Le président Wilson jette, en 1916, les bases d'une véritable politique nationale des transports. Le Federal Highway Act dresse les premières lignes d'un réseau inter-état. Il inclut la création de la première route transcontinentale de la planète qui traversera huit états et désenclavera la très prospère Chicago. Le chantier colossal est confié à un entrepreneur de Tulsa en Oklahoma, Cyrus Avery. Le projet de ce qui deviendra la Route 66 nait officiellement en 1926. Pour limiter les coûteux chantiers de génie civil, elle suit essentiellement l'itinéraire déjà tracé du chemin de fer.

Lorsque l'Interstate Highway System commence à élaborer la première grille de numérotation des routes en 1926, elle la compose d'un ordre croissant d'ouest en est et du sud au nord, les routes impaires suivant un axe nord-sud et les routes paires est-ouest.
 Ainsi, la Route 66 aurait dû s'appeler « Route 60 »... mais le nom était déjà pris par une route traversant les États du Kentucky et de Virginie. On hésita un moment avec « Route 62 » mais Cyrus Avery se décida finalement pour « 66 » qui sonnait bien, avec son double « 6 ».

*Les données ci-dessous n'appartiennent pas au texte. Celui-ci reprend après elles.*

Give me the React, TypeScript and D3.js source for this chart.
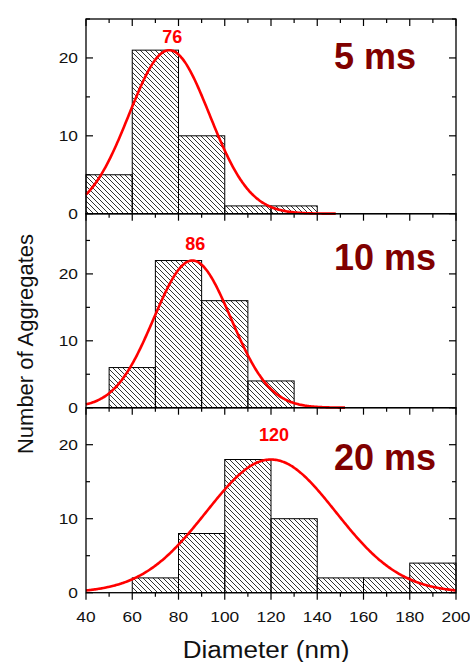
import React from 'react';
import * as d3 from 'd3';

// histogram bin edges (nm) and counts per exposure time
const bins5 = [40, 60, 80, 100, 120, 140];
const counts5 = [5, 21, 10, 1, 1];
const bins10 = [50, 70, 90, 110, 130];
const counts10 = [6, 22, 16, 4];
const bins20 = [60, 80, 100, 120, 140, 160, 180, 200];
const counts20 = [2, 8, 18, 10, 2, 2, 4];

const panelLabels = ['5 ms', '10 ms', '20 ms'];
const peakLabels = ['76', '86', '120'];

// gaussian fit parameters
const fitCenters = [76, 86, 120];
const fitAmps = [21, 22, 18];
const fitSigmas = [17.4, 16.7, 28];
const fitEnds = [148, 152, 200];

const yMaxes = [25, 29, 25];
const xTicks = [40, 60, 80, 100, 120, 140, 160, 180, 200];
const yTicks = [0, 10, 20];

const W = 470;
const H = 662;
const left = 86;
const right = 456;
const panelEdges = [19, 213.7, 407.7, 592.7];
const labelGap = [7, 11, 19];
const SX = 1.12; // text in the original is a bit wider than tall

const FONT = '"Liberation Sans", Arial, sans-serif';

const x = d3.scaleLinear().domain([40, 200]).range([left, right]);

const WideText = ({ x, y, size, anchor, children }: any) => (
  <text transform={`translate(${x},${y}) scale(${SX},1)`} textAnchor={anchor} fontSize={size} fontFamily={FONT} fill="#111">{children}</text>
);

const Panel = ({ i }: { i: number }) => {
  const top = panelEdges[i];
  const bottom = panelEdges[i + 1];
  const y = d3.scaleLinear().domain([0, yMaxes[i]]).range([bottom, top]);
  const bins = [bins5, bins10, bins20][i];
  const counts = [counts5, counts10, counts20][i];
  const c = fitCenters[i], a = fitAmps[i], s = fitSigmas[i];
  const fit = d3.range(40, fitEnds[i] + 0.01, 0.5).map(v => [v, a * Math.exp(-((v - c) ** 2) / (2 * s * s))]);
  const line = d3.line<number[]>().x(d => x(d[0])).y(d => y(d[1])).curve(d3.curveBasis);
  const minorX = d3.range(40, 201, 10);
  const minorY = d3.range(0, yMaxes[i] + 0.01, 5);
  return (
    <g>
      {counts.map((n, k) => (
        <rect key={k} x={x(bins[k])} y={y(n)} width={x(bins[k + 1]) - x(bins[k])} height={y(0) - y(n)}
          fill="url(#hatch)" stroke="#000" strokeWidth={1} />
      ))}
      <path d={line(fit) || ''} fill="none" stroke="#ff0000" strokeWidth={2.6} />
      <text x={x(c) + 3} y={y(a) - labelGap[i]} fill="#ff0000" fontWeight="bold" fontSize={18} textAnchor="middle" fontFamily={FONT}>{peakLabels[i]}</text>
      <text x={334} y={[69, 270, 470][i]} fill="#800000" fontWeight="bold" fontSize={36} fontFamily={FONT}>{panelLabels[i]}</text>
      <rect x={left} y={top} width={right - left} height={bottom - top} fill="none" stroke="#000" strokeWidth={1.3} />
      {minorX.map(v => (
        <line key={'b' + v} x1={x(v)} x2={x(v)} y1={bottom} y2={bottom + (v % 20 === 0 ? 7 : 4)} stroke="#000" strokeWidth={1.2} />
      ))}
      {i === 0 && minorX.map(v => (
        <line key={'t' + v} x1={x(v)} x2={x(v)} y1={top} y2={top + (v % 20 === 0 ? 7 : 4)} stroke="#000" strokeWidth={1.2} />
      ))}
      {minorY.map(v => (
        <g key={'y' + v}>
          <line x1={left} x2={left + (v % 10 === 0 ? 7 : 4)} y1={y(v)} y2={y(v)} stroke="#000" strokeWidth={1.2} />
          <line x1={right} x2={right - (v % 10 === 0 ? 7 : 4)} y1={y(v)} y2={y(v)} stroke="#000" strokeWidth={1.2} />
        </g>
      ))}
      {yTicks.map(v => (
        <WideText key={'yl' + v} x={left - 8} y={y(v) + 5.5} size={15.5} anchor="end">{v}</WideText>
      ))}
    </g>
  );
};

export default function App() {
  return (
    <svg width={W} height={H} style={{ position: 'absolute', left: 0, top: 0, background: '#fff' }}>
      <defs>
        <pattern id="hatch" patternUnits="userSpaceOnUse" width={5} height={5}>
          <path d="M-1,-1 L6,6 M-1,4 L1,6 M4,-1 L6,1" stroke="#000" strokeWidth={0.8} />
        </pattern>
      </defs>
      {[0, 1, 2].map(i => <Panel key={i} i={i} />)}
      {xTicks.map(v => (
        <WideText key={v} x={x(v)} y={621.5} size={15.5} anchor="middle">{v}</WideText>
      ))}
      <WideText x={266} y={658} size={23.3} anchor="middle">Diameter (nm)</WideText>
      <text transform="translate(33,344) rotate(-90)" textAnchor="middle" fontSize={22} fontFamily={FONT} fill="#111">Number of Aggregates</text>
    </svg>
  );
}
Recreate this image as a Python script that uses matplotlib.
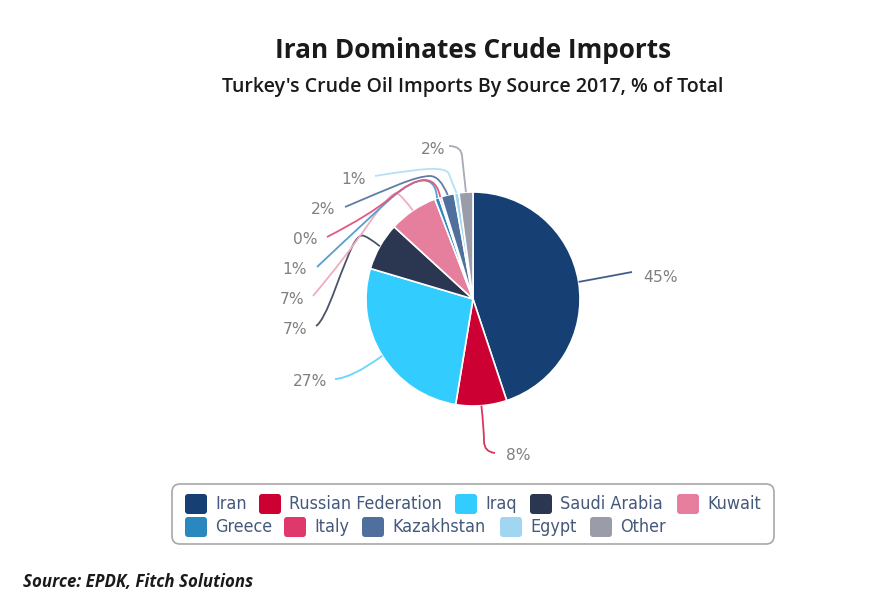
#!/usr/bin/python3

import numpy as np
import matplotlib
matplotlib.use('Agg')
import matplotlib.pyplot as plt
from matplotlib.patches import FancyBboxPatch, PathPatch
from matplotlib.path import Path

countries = ['Iran', 'Russian Federation', 'Iraq', 'Saudi Arabia', 'Kuwait',
             'Greece', 'Italy', 'Kazakhstan', 'Egypt', 'Other']
shares = [44.9, 7.7, 27.0, 7.2, 7.4, 0.7, 0.3, 2.0, 0.7, 2.1]
share_labels = ['45%', '8%', '27%', '7%', '7%', '1%', '0%', '2%', '1%', '2%']
colors = ['#163f73', '#cc0033', '#33ccff', '#2b3750', '#e67e9e',
          '#2a88bf', '#e0386a', '#4f709c', '#a0d6f2', '#9a9ca8']
line_colors = ['#3e5f8c', '#d6365f', '#66d6fb', '#4a5468', '#f0adc0',
               '#55a0cc', '#e05a82', '#5f7da5', '#b8e0f5', '#a8aab4']

W, H = 881, 614
cx, cy, radius = 473, 299, 107


def yy(py):
    return H - py


fig = plt.figure(figsize=(W/100, H/100), dpi=100)
ax = fig.add_axes([0, 0, 1, 1])

ax.pie(shares, colors=colors, startangle=90, counterclock=False,
       center=(cx, yy(cy)), radius=radius,
       wedgeprops={'edgecolor': 'white', 'linewidth': 1.2})
ax.set_xlim(0, W)
ax.set_ylim(0, H)
ax.set_aspect('equal')
ax.axis('off')

# label spot and the bends of each leader, in pixels from the top left
label_xy = [(661, 277), (518, 456), (310, 382), (295, 330), (292, 300),
            (295, 270), (305, 240), (323, 210), (354, 180), (433, 149)]
bends = [
    [(632, 272), (600, 278)],
    [(495, 453), (484, 452), (484, 430)],
    [(335, 379), (352, 378)],
    [(316, 326), (323, 322), (347, 257), (358, 235), (367, 236)],
    [(313, 296), (345, 258), (392, 190), (403, 197)],
    [(317, 267), (372, 215), (412, 180), (436, 181)],
    [(327, 237), (370, 215), (412, 180), (437, 180)],
    [(345, 207), (380, 192), (420, 176), (440, 176)],
    [(375, 176), (410, 170), (447, 168), (451, 180)],
    [(449, 146), (461, 146), (463, 165)],
]

# leaders end on the rim, at the middle of their slice
edges = np.cumsum([0] + shares) / sum(shares) * 2 * np.pi
for i in range(len(shares)):
    mid = (edges[i] + edges[i+1]) / 2
    end = (cx + radius*np.sin(mid), cy - radius*np.cos(mid))
    pts = bends[i] + [end]
    verts = [(pts[0][0], yy(pts[0][1]))]
    codes = [Path.MOVETO]
    # smooth curve through the bends, same style as the chart's connectors
    for j in range(1, len(pts) - 1):
        nxt = pts[j+1] if j == len(pts) - 2 else ((pts[j][0]+pts[j+1][0])/2, (pts[j][1]+pts[j+1][1])/2)
        verts += [(pts[j][0], yy(pts[j][1])), (nxt[0], yy(nxt[1]))]
        codes += [Path.CURVE3, Path.CURVE3]
    ax.add_patch(PathPatch(Path(verts, codes), fc='none', ec=line_colors[i], lw=1.3, zorder=3))

for (lx, ly), lab in zip(label_xy, share_labels):
    ax.text(lx, yy(ly), lab, fontsize=11.2, color='#808080', ha='center', va='center',
            family='DejaVu Sans')

ax.text(473, yy(51), 'Iran Dominates Crude Imports', fontsize=18.8, fontweight='bold',
        color='#1a1a1a', ha='center', va='center', family='Open Sans')
ax.text(473, yy(87), "Turkey's Crude Oil Imports By Source 2017, % of Total", fontsize=14,
        color='#1a1a1a', ha='center', va='center', family='Open Sans', fontweight='semibold')
ax.text(23, yy(582), 'Source: EPDK, Fitch Solutions', fontsize=12.2, style='italic',
        fontweight='bold', color='#1a1a1a', ha='left', va='center', family='Open Sans')

# legend box
ax.add_patch(FancyBboxPatch((175, yy(541)), 596, 54, boxstyle='round,pad=3,rounding_size=8',
                            fc='white', ec='#a8a8a8', lw=1.2))
swatch_x = [185, 259, 455, 530, 677, 185, 284, 362, 500, 590]
legend_y = [504, 504, 504, 504, 504, 527, 527, 527, 527, 527]
for name, col, lx, ly in zip(countries, colors, swatch_x, legend_y):
    ax.add_patch(FancyBboxPatch((lx+1, yy(ly+9)), 20, 18, boxstyle='round,pad=1,rounding_size=3',
                                fc=col, ec='none'))
    ax.text(lx+30, yy(ly), name, fontsize=12.9, color='#45597a', ha='left', va='center',
            family='DejaVu Sans', fontstretch='condensed')

fig.savefig('out.png', dpi=100)
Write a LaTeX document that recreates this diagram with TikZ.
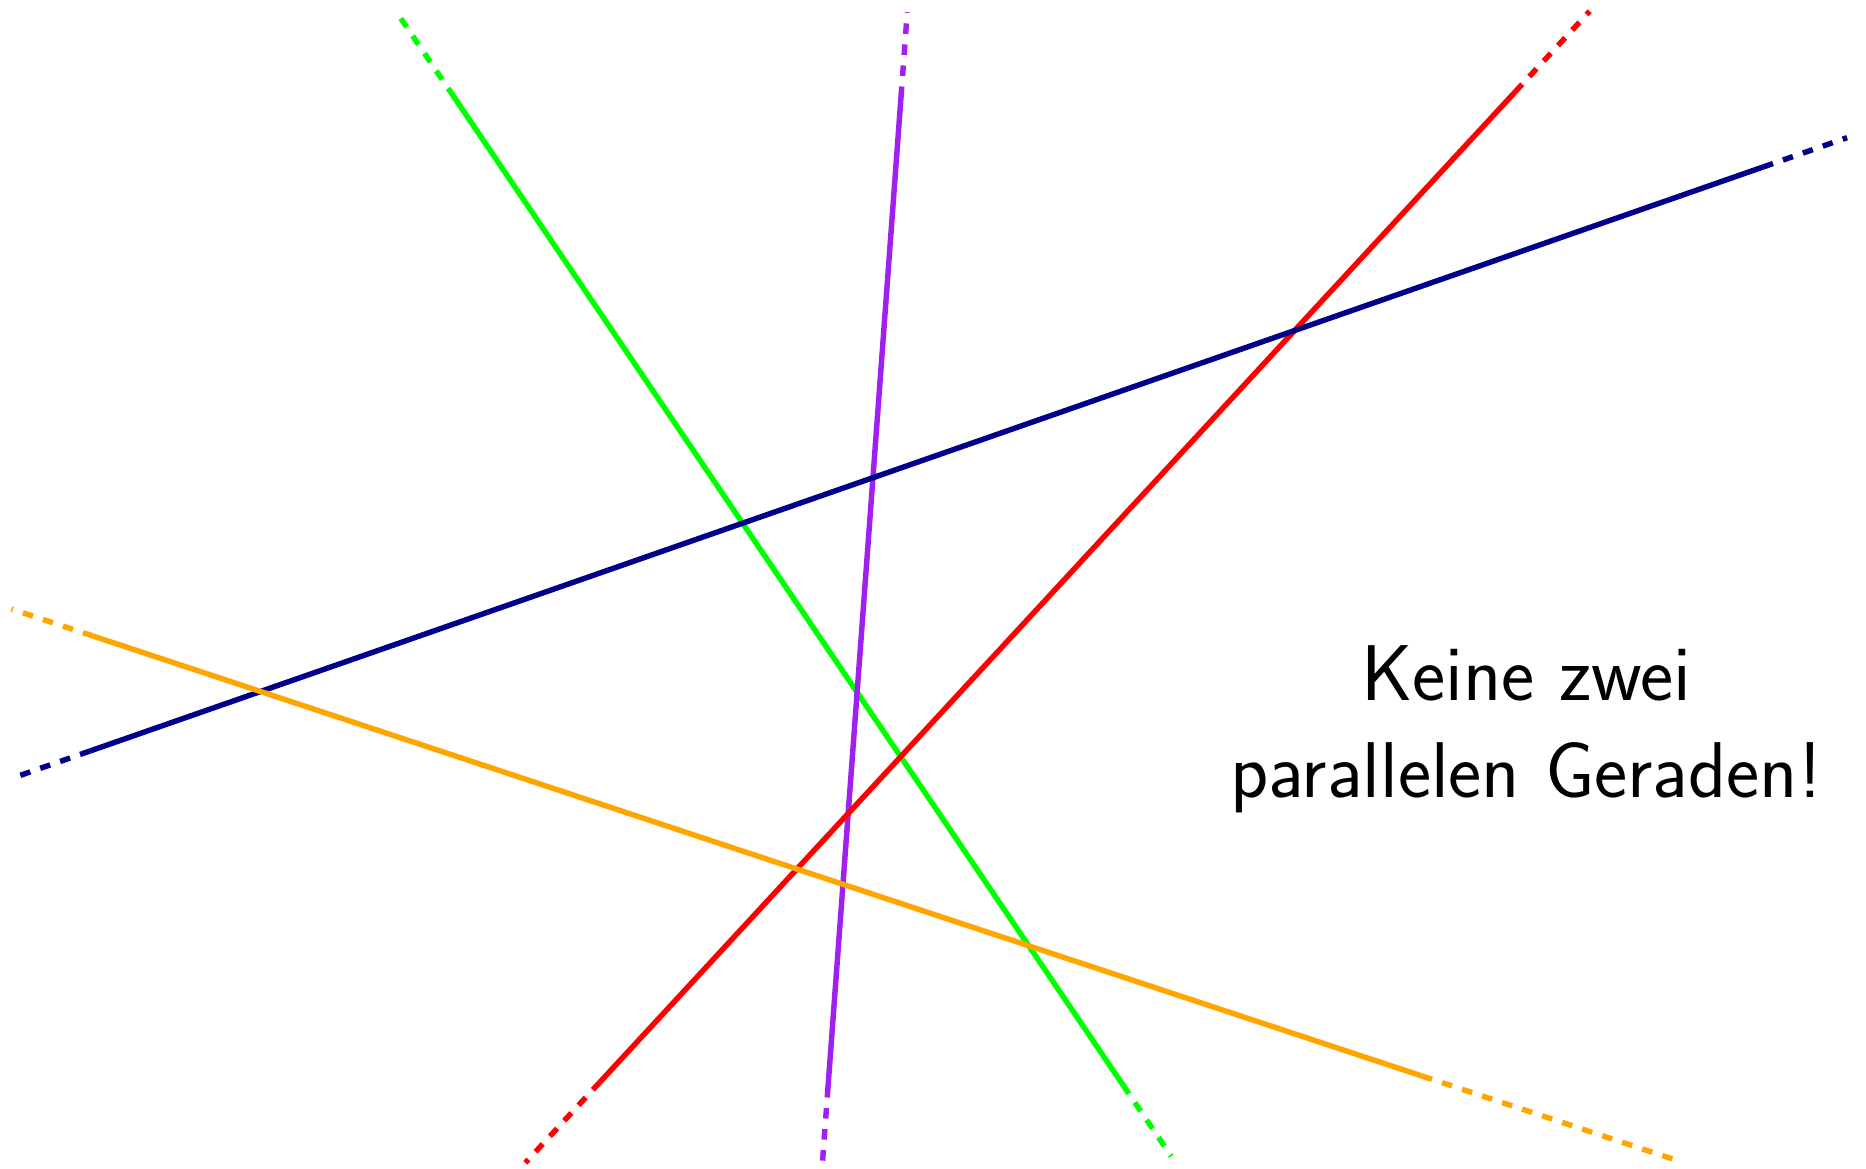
\documentclass[tikz,border=0pt]{standalone}
\usetikzlibrary{calc}
\definecolor{gGruen}{RGB}{0,255,0}
\definecolor{gLila}{RGB}{160,32,240}
\definecolor{gRot}{RGB}{255,0,0}
\definecolor{gBlau}{RGB}{0,0,139}
\definecolor{gOrange}{RGB}{255,165,0}
\begin{document}
\begin{tikzpicture}[line width=1.55pt]
\useasboundingbox (0,0) rectangle (18.66,11.68);
% Endpunkte der durchgezogenen Stuecke
\coordinate (g1) at (4.54,10.71);  \coordinate (g2) at (11.23,0.83);
\coordinate (l1) at (9.01,10.71);  \coordinate (l2) at (8.28,0.81);
\coordinate (r1) at (15.15,10.76); \coordinate (r2) at (6.00,0.86);
\coordinate (b1) at (17.63,10.01); \coordinate (b2) at (0.90,4.17);
\coordinate (o1) at (0.93,5.32);   \coordinate (o2) at (14.22,0.92);
% Geraden: Mitte durchgezogen, beide Enden gestrichelt
\foreach \c/\a/\b/\la/\lb in {gGruen/g1/g2/1.03/0.86, gLila/l1/l2/0.85/0.76,
    gRot/r1/r2/1.10/1.10, gBlau/b1/b2/0.89/0.83, gOrange/o1/o2/0.86/2.65}{
  \draw[\c] (\a) -- (\b);
  \draw[\c,dashed] (\a) -- ($(\a)!-\la cm!(\b)$);
  \draw[\c,dashed] (\b) -- ($(\b)!-\lb cm!(\a)$);
}
% Text
\node[align=center,font=\sffamily\fontsize{22.5}{27.5}\selectfont] (hinweis) at (15.26,4.39)
  {Keine zwei\\parallelen Geraden!};
\end{tikzpicture}
\end{document}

Première route goudronnée traversant un continent de part en part, la Route 66 restera durant soixante ans l'unique route transcontinentale d'Amérique, la voie qui ouvrira les portes de l'Ouest avec ses rêves, ses espoirs et ses désillusions.

Alors pourquoi Route 66 et pas Road 66 ?  
« Route », en version américaine, cela signifie « itinéraire ».
 C’est donc l’itinéraire 66.

Dans son célèbre romanLes Raisins de la colère
John Steinbeck la baptisera 
The Mother Road (la « route-mère »).